◆ **To do**: From the entries below, print exactly the span beginning with the line holding "Write a Python" and ending with the line holding "font=dict(family=FONT, size=18, color=INK, weight=700))", endpoints included, and skip any pictures.

◆ **Dataset**:
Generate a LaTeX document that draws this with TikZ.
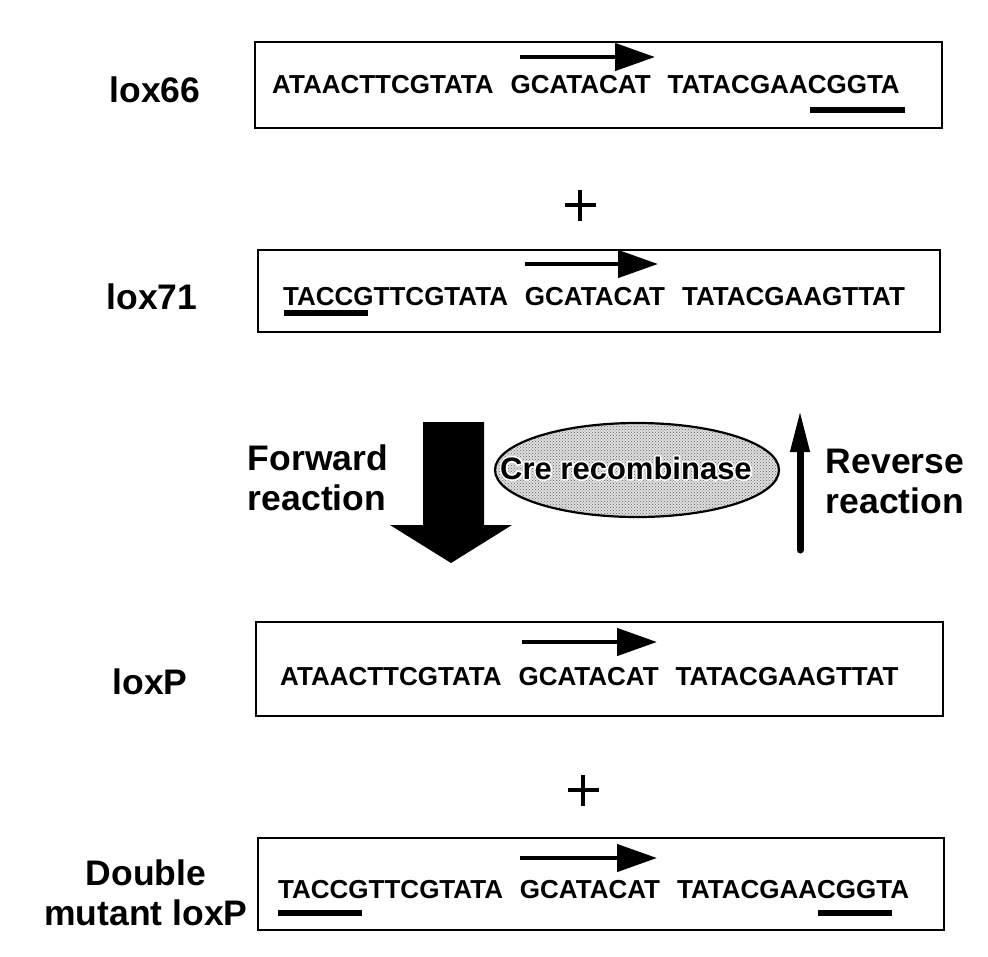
\documentclass[tikz,border=0pt]{standalone}
\usepackage{fontspec}
\setmainfont{Liberation Sans}
\usetikzlibrary{patterns,arrows.meta}
\newcommand{\halostroke}[1]{\special{pdf:literal q 1 Tr 1 1 1 RG 3.2 w 1 j}#1\special{pdf:literal Q}}
\begin{document}
\begin{tikzpicture}[x=1pt,y=-1pt,
  seqbox/.style={draw,line width=2.2pt,rectangle,inner sep=0pt},
  seq/.style={anchor=west,inner sep=0pt,font=\fontsize{26}{30}\selectfont\bfseries},
  lbl/.style={inner sep=0pt,font=\fontsize{35.5}{40}\selectfont\bfseries,align=center},
  crefont/.style={inner sep=0pt,font=\fontsize{31}{33}\selectfont\bfseries},
  ubar/.style={line width=6pt},
  dirarrow/.style={line width=4.5pt,-{Triangle[length=40pt,width=27pt]}},
  plusline/.style={line width=4pt}]
\useasboundingbox (0,0) rectangle (988,956);
\newcommand{\gapA}{\hspace{17pt}}
% boxes
\node[seqbox,minimum width=687pt,minimum height=86pt] (b1) at (598.5,85) {};
\node[seqbox,minimum width=682pt,minimum height=82pt] (b2) at (599,291) {};
\node[seqbox,minimum width=687pt,minimum height=94pt] (b3) at (599.5,669) {};
\node[seqbox,minimum width=686pt,minimum height=92pt] (b4) at (601,884) {};
% sequences
\node[seq] (s1) at (272,85) {ATAACTTCGTATA\gapA GCATACAT\gapA TATACGAACGGTA};
\node[seq] (s2) at (283,297) {TACCGTTCGTATA\gapA GCATACAT\gapA TATACGAAGTTAT};
\node[seq] (s3) at (280,677) {ATAACTTCGTATA\gapA GCATACAT\gapA TATACGAAGTTAT};
\node[seq] (s4) at (278,890) {TACCGTTCGTATA\gapA GCATACAT\gapA TATACGAACGGTA};
% direction arrows
\coordinate (a1s) at (520,57); \coordinate (a1e) at (655,57);
\coordinate (a2s) at (525,264); \coordinate (a2e) at (658,264);
\coordinate (a3s) at (522,642); \coordinate (a3e) at (657,642);
\coordinate (a4s) at (520,858); \coordinate (a4e) at (657,858);
\draw[dirarrow] (a1s) -- (a1e);
\draw[dirarrow] (a2s) -- (a2e);
\draw[dirarrow] (a3s) -- (a3e);
\draw[dirarrow] (a4s) -- (a4e);
% underlines
\coordinate (u1s) at (810,110); \coordinate (u1e) at (905,110);
\coordinate (u2s) at (284,313); \coordinate (u2e) at (368,313);
\coordinate (u3s) at (278,913); \coordinate (u3e) at (362,913);
\coordinate (u4s) at (818,913); \coordinate (u4e) at (892,913);
\draw[ubar] (u1s) -- (u1e);
\draw[ubar] (u2s) -- (u2e);
\draw[ubar] (u3s) -- (u3e);
\draw[ubar] (u4s) -- (u4e);
% labels
\node[lbl] (l1) at (155,90) {lox66};
\node[lbl] (l2) at (152,297) {lox71};
\node[lbl] (l3) at (150,682) {loxP};
\node[lbl] (l4) at (146,893) {Double\\mutant loxP};
% plus signs
\draw[plusline] (565,205) -- (596,205);
\draw[plusline] (580,190) -- (580,221);
\draw[plusline] (568,790) -- (599,790);
\draw[plusline] (583,775) -- (583,806);
% forward arrow
\fill (423,422) -- (484,422) -- (484,525) -- (512,525) -- (451,563) -- (390,525) -- (423,525) -- cycle;
\node[lbl,align=left] (fw) at (318,478) {Forward\\reaction};
% reverse arrow
\coordinate (rvs) at (800,550); \coordinate (rve) at (800,410);
\draw[line width=7pt,line cap=round,-{Triangle[length=42pt,width=18pt]}] (rvs) -- (rve);
\node[lbl,align=left] (rv) at (895,481) {Reverse\\reaction};
% ellipse
\draw[line width=2.2pt,preaction={fill=gray!25},pattern=crosshatch dots,pattern color=gray!75!black] (637,470) ellipse [x radius=142pt,y radius=47pt];
\node[crefont] (crehalo) at (626,468) {\halostroke{Cre recombinase}};
\node[crefont] (cre) at (626,468) {Cre recombinase};
\end{tikzpicture}
\end{document}
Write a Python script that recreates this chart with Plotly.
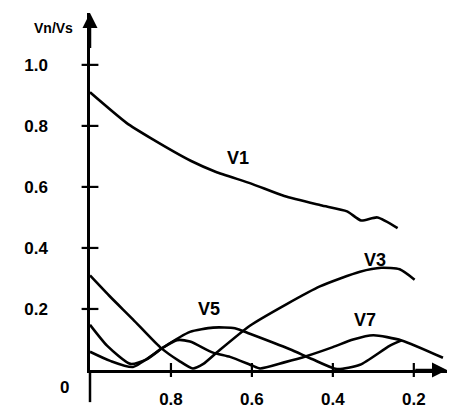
import plotly.graph_objects as go

# Data (x = modulation ratio, decreasing to the right)
v1_x = [1.0, 0.91, 0.85, 0.75, 0.69, 0.60, 0.52, 0.43, 0.365, 0.33, 0.29, 0.24]
v1_y = [0.91, 0.81, 0.76, 0.685, 0.65, 0.61, 0.57, 0.54, 0.52, 0.49, 0.50, 0.465]

v3_x = [1.0, 0.95, 0.894, 0.827, 0.78, 0.746, 0.72, 0.687, 0.605, 0.514, 0.432, 0.333, 0.28, 0.235, 0.198]
v3_y = [0.31, 0.24, 0.166, 0.075, 0.03, 0.005, 0.02, 0.057, 0.145, 0.216, 0.274, 0.322, 0.335, 0.33, 0.296]

v5_x = [1.0, 0.958, 0.90, 0.86, 0.82, 0.753, 0.696, 0.642, 0.605, 0.506, 0.45, 0.39, 0.333, 0.26, 0.23]
v5_y = [0.148, 0.08, 0.02, 0.035, 0.073, 0.125, 0.139, 0.137, 0.119, 0.068, 0.035, 0.003, 0.017, 0.079, 0.097]

v7_x = [1.0, 0.95, 0.894, 0.82, 0.785, 0.753, 0.696, 0.654, 0.60, 0.58, 0.52, 0.464, 0.40, 0.35, 0.30, 0.23, 0.128]
v7_y = [0.06, 0.03, 0.01, 0.073, 0.098, 0.093, 0.057, 0.043, 0.015, 0.005, 0.025, 0.046, 0.075, 0.10, 0.114, 0.097, 0.04]

series_names = ["V1", "V3", "V5", "V7"]
label_x = [0.635, 0.296, 0.706, 0.32]
label_y = [0.695, 0.36, 0.20, 0.165]

x_ticks = [0.8, 0.6, 0.4, 0.2]
x_tick_text = ["0.8", "0.6", "0.4", "0.2"]
y_ticks = [0.2, 0.4, 0.6, 0.8, 1.0]
y_tick_text = ["0.2", "0.4", "0.6", "0.8", "1.0"]

FONT = "Liberation Sans"
INK = "#000000"

fig = go.Figure()
series = [(v1_x, v1_y), (v3_x, v3_y), (v5_x, v5_y), (v7_x, v7_y)]
for name, (xs, ys) in zip(series_names, series):
    fig.add_trace(go.Scatter(
        x=xs, y=ys, mode="lines", name=name,
        line=dict(color=INK, width=2.6, shape="spline", smoothing=0.6),
        hoverinfo="skip", showlegend=False,
    ))

# curve labels
for name, lx, ly in zip(series_names, label_x, label_y):
    fig.add_annotation(x=lx, y=ly, text=name, showarrow=False,
                       font=dict(family=FONT, size=18, color=INK, weight=700))

# tick crosses on the axes
fig.add_trace(go.Scatter(x=[1.0] * len(y_ticks), y=y_ticks, mode="markers",
                         marker=dict(symbol="line-ew", size=12, line=dict(width=2.2, color=INK)),
                         cliponaxis=False, hoverinfo="skip", showlegend=False))
fig.add_trace(go.Scatter(x=x_ticks, y=[0] * len(x_ticks), mode="markers",
                         marker=dict(symbol="line-ns", size=10, line=dict(width=2.2, color=INK)),
                         cliponaxis=False, hoverinfo="skip", showlegend=False))

# axis arrows
fig.add_annotation(x=1.0, y=1.17, ax=1.0, ay=1.05, xref="x", yref="y", axref="x", ayref="y",
                   showarrow=True, arrowhead=2, arrowsize=1.2, arrowwidth=2.5, arrowcolor=INK, text="")
fig.add_annotation(x=0.118, y=0, ax=0.2, ay=0, xref="x", yref="y", axref="x", ayref="y",
                   showarrow=True, arrowhead=2, arrowsize=1.2, arrowwidth=2.5, arrowcolor=INK, text="")

# short extension of the y axis below the origin
fig.add_shape(type="line", xref="paper", yref="paper", x0=0, x1=0, y0=-0.09, y1=0,
              line=dict(color=INK, width=2.5))

# axis title and origin label
fig.add_annotation(xref="paper", yref="paper", x=-0.162, y=0.986, text="Vn/Vs", showarrow=False,
                   font=dict(family=FONT, size=14, color=INK, weight=700))
fig.add_annotation(xref="paper", yref="y", x=-0.09, y=0, yshift=-17, text="0", showarrow=False,
                   font=dict(family=FONT, size=17, color=INK, weight=700))

fig.update_xaxes(range=[1.0, 0.118], tickvals=x_ticks, ticktext=x_tick_text,
                 showgrid=False, zeroline=False, showline=True, linecolor=INK, linewidth=2.5,
                 ticks="", ticklabelstandoff=12,
                 tickfont=dict(family=FONT, size=17, color=INK, weight=700))
fig.update_yaxes(range=[0, 1.17], tickvals=y_ticks, ticktext=y_tick_text,
                 showgrid=False, zeroline=False, showline=True, linecolor=INK, linewidth=2.5,
                 ticks="", ticklabelstandoff=36,
                 tickfont=dict(family=FONT, size=17, color=INK, weight=700))

fig.update_layout(width=451, height=416, margin=dict(l=90, r=4, t=13, b=46),
                  paper_bgcolor="white", plot_bgcolor="white")

fig.write_html("out.html")
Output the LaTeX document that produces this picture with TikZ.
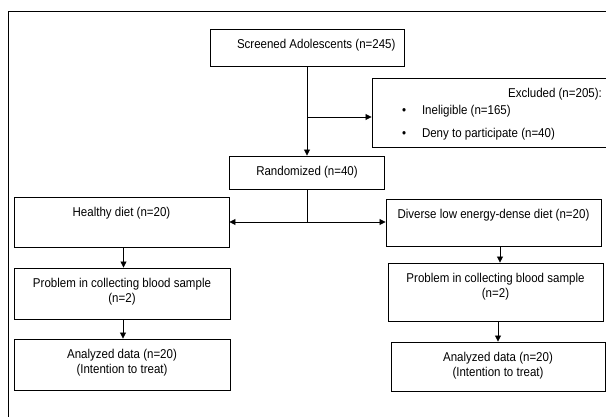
\documentclass[tikz,border=0pt]{standalone}
\usepackage{fontspec}
\setmainfont{Liberation Sans}[FakeStretch=0.9]
\usetikzlibrary{arrows.meta}
\newcommand{\boxtext}[3]{\parbox[c][#2][t]{#1}{\centering\vspace*{10pt}#3}}

\begin{document}
\begin{tikzpicture}[x=1pt,y=-1pt,line width=0.8pt,
    box/.style={draw, line width=0.9pt, inner sep=0pt, font=\fontsize{12.8}{15}\selectfont},
    arr/.style={-{Triangle[length=6pt,width=6pt]}}]
            \useasboundingbox (0,0) rectangle (606,417);
            \clip (0,0) rectangle (606,417);
            \draw[line width=0.9pt] (8,430) -- (8,11) -- (620,11);
            \node[box] (screened) at (307,47.5) {\boxtext{194pt}{37pt}{\makebox[194pt][l]{\hspace*{27pt}Screened Adolescents (n=245)}}};
            \node[box] (excluded) at (555,112.5) {\parbox[c][69pt][t]{366pt}{\vspace*{10pt}{\centering Excluded (n=205):\par}\vspace{2pt}\hspace*{30pt}\textbullet\hspace{16pt}Ineligible (n=165)\par\vspace{8pt}\hspace*{30pt}\textbullet\hspace{16pt}Deny to participate (n=40)}};
            \node[box] (rand) at (307,172.5) {\boxtext{155pt}{33pt}{Randomized (n=40)}};
            \node[box] (healthy) at (121.5,222) {\boxtext{215pt}{50pt}{Healthy diet (n=20)}};
            \node[box] (diverse) at (493.5,222.5) {\boxtext{215pt}{47pt}{Diverse low energy-dense diet (n=20)}};
            \node[box] (probL) at (122,293.5) {\boxtext{216pt}{51pt}{Problem in collecting blood sample\\(n=2)}};
            \node[box] (probR) at (495.5,292) {\boxtext{215pt}{58pt}{Problem in collecting blood sample\\(n=2)}};
            \node[box] (anaL) at (122,364.5) {\boxtext{216pt}{51pt}{Analyzed data (n=20)\\(Intention to treat)}};
            \node[box] (anaR) at (498,366.5) {\boxtext{214pt}{49pt}{Analyzed data (n=20)\\(Intention to treat)}};
            \draw[arr] (screened.south) -- (rand.north);
            \coordinate (tee) at (307,117);
            \draw[arr] (tee) -- (tee -| excluded.west);
            \draw (rand.south) -- (307,222) coordinate (split);
            \draw[arr] (split) -- (split -| healthy.east);
            \draw[arr] (split) -- (split -| diverse.west);
            \draw[arr] ([xshift=2pt]healthy.south) -- ([xshift=2pt]healthy.south |- probL.north);
            \draw[arr] ([xshift=1pt]probL.south) -- ([xshift=1pt]probL.south |- anaL.north);
            \draw[arr] ([xshift=6.5pt]diverse.south) -- ([xshift=6.5pt]diverse.south |- probR.north);
            \draw[arr] ([xshift=2.5pt]probR.south) -- ([xshift=2.5pt]probR.south |- anaR.north);
            \end{tikzpicture}
\end{document}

◆ **Exercise response**:
Write a Python script that recreates this chart with Plotly.
import plotly.graph_objects as go

# Data (x = modulation ratio, decreasing to the right)
v1_x = [1.0, 0.91, 0.85, 0.75, 0.69, 0.60, 0.52, 0.43, 0.365, 0.33, 0.29, 0.24]
v1_y = [0.91, 0.81, 0.76, 0.685, 0.65, 0.61, 0.57, 0.54, 0.52, 0.49, 0.50, 0.465]

v3_x = [1.0, 0.95, 0.894, 0.827, 0.78, 0.746, 0.72, 0.687, 0.605, 0.514, 0.432, 0.333, 0.28, 0.235, 0.198]
v3_y = [0.31, 0.24, 0.166, 0.075, 0.03, 0.005, 0.02, 0.057, 0.145, 0.216, 0.274, 0.322, 0.335, 0.33, 0.296]

v5_x = [1.0, 0.958, 0.90, 0.86, 0.82, 0.753, 0.696, 0.642, 0.605, 0.506, 0.45, 0.39, 0.333, 0.26, 0.23]
v5_y = [0.148, 0.08, 0.02, 0.035, 0.073, 0.125, 0.139, 0.137, 0.119, 0.068, 0.035, 0.003, 0.017, 0.079, 0.097]

v7_x = [1.0, 0.95, 0.894, 0.82, 0.785, 0.753, 0.696, 0.654, 0.60, 0.58, 0.52, 0.464, 0.40, 0.35, 0.30, 0.23, 0.128]
v7_y = [0.06, 0.03, 0.01, 0.073, 0.098, 0.093, 0.057, 0.043, 0.015, 0.005, 0.025, 0.046, 0.075, 0.10, 0.114, 0.097, 0.04]

series_names = ["V1", "V3", "V5", "V7"]
label_x = [0.635, 0.296, 0.706, 0.32]
label_y = [0.695, 0.36, 0.20, 0.165]

x_ticks = [0.8, 0.6, 0.4, 0.2]
x_tick_text = ["0.8", "0.6", "0.4", "0.2"]
y_ticks = [0.2, 0.4, 0.6, 0.8, 1.0]
y_tick_text = ["0.2", "0.4", "0.6", "0.8", "1.0"]

FONT = "Liberation Sans"
INK = "#000000"

fig = go.Figure()
series = [(v1_x, v1_y), (v3_x, v3_y), (v5_x, v5_y), (v7_x, v7_y)]
for name, (xs, ys) in zip(series_names, series):
    fig.add_trace(go.Scatter(
        x=xs, y=ys, mode="lines", name=name,
        line=dict(color=INK, width=2.6, shape="spline", smoothing=0.6),
        hoverinfo="skip", showlegend=False,
    ))

# curve labels
for name, lx, ly in zip(series_names, label_x, label_y):
    fig.add_annotation(x=lx, y=ly, text=name, showarrow=False,
                       font=dict(family=FONT, size=18, color=INK, weight=700))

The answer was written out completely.